To its credit, SBG’s vision is long term and bigger than its own members’ immediate interest. Mr. Rost is proud of his members’ wellness/prevention efforts and says that, in his experience, those that deploy these approaches have lower overall costs than those who don’t. His group has had a hand in developing model disease management programs for SBG’s members. And SBG takes it as an article of faith that their efforts on behalf of members should also improve the health status and lower the health cost burden of the larger Savannah community.

healthcare premiumsTheir results have been compelling. In the decade leading up to 2010, the average cost per employee of SBG’s members grew at less than half the 90 percent national rate of premium inflation, by only 44 percent (a 4.1 percent annual premium growth rate).

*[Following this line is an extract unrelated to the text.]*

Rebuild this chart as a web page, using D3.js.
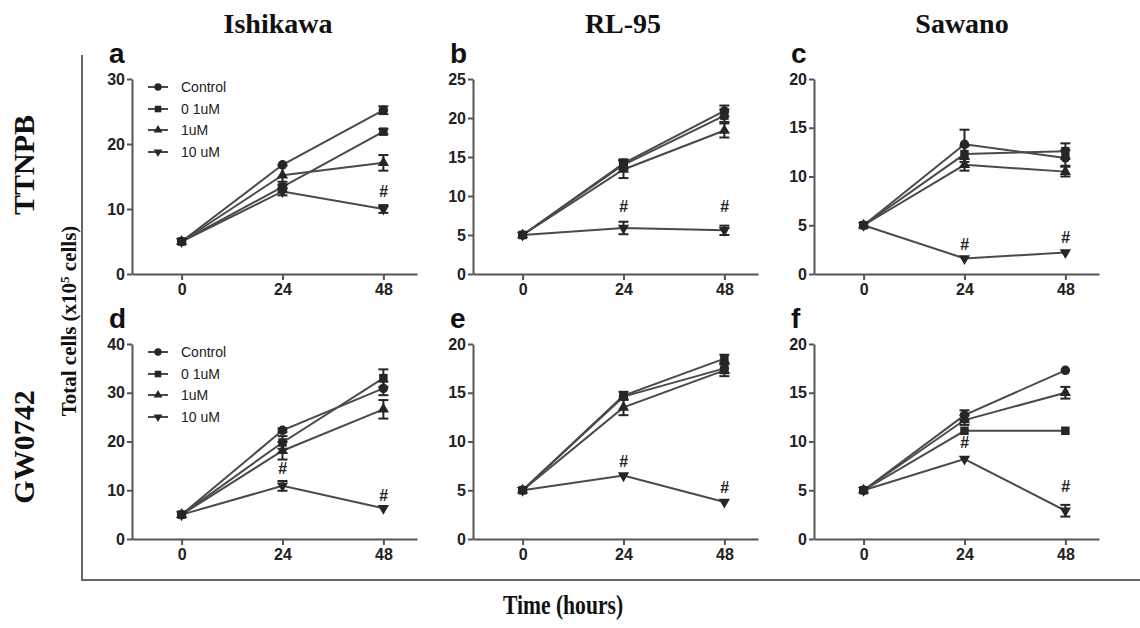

SBG’s members’ health plans outperformed those of Savannah’s non-SBG firms as well. For example, in 2010 the City of Savannah, an SBG member, spent just under $23 million for group health coverage on 3,250 employees and their families, an average cost per employee per year (PEPY) of $7,007. Chatham County, not an SBG member, came in at $12,619 PEPY, or 80 percent higher. To put that difference into perspective, assume that, all else being equal, the County handed over an additional $5.6 million per 1,000 employees to Savannah’s provider community.

Hard savings numbers like this are rare from business health coalitions, and beg the question, “What did SBG do differently?” One answer is that they have gone beyond merely collecting, analyzing and posting data. They have not merely hoped that their actions will encourage their members’ purchasing behaviors. Instead, SBG has become an active change agent for its members.

This approach has also undoubtedly transformed, to some degree, the way medicine is practiced in Savannah, though the performance numbers of non-SBG firms’ suggest that this is still only marginal. High performing physicians, hospitals and other services are identified and rewarded with preferred status. Low performing ones are, to the degree possible, bypassed. In other words, SBG’s members have used a variety of market forces to convey that they will actively seek higher value care. They insist that a community’s prosperity is tied to health value that does not place an unreasonable burden on purchasers.

The challenge now is to replicate what Gary and SBG have learned and make their knowledge and tactics readily available to employers and coalitions around the country. SBG has a history of sharing and would undoubtedly be amenable. The question now is whether, faced with untenable health care cost burdens, employers around the country will finally band together to begin to heal health care.

Market-based employer collaboratives like SBG can create successful results anywhere. Of course, bringing health care back into balance will also require that employers collaborate on policy, establishing a way to monitor and be a counterweight to the health care industry’s domination of Congress and the legislatures.

Following SBG’s lead – bringing employers together to act decisively in their own interests in the market and on policy – is a good place to start.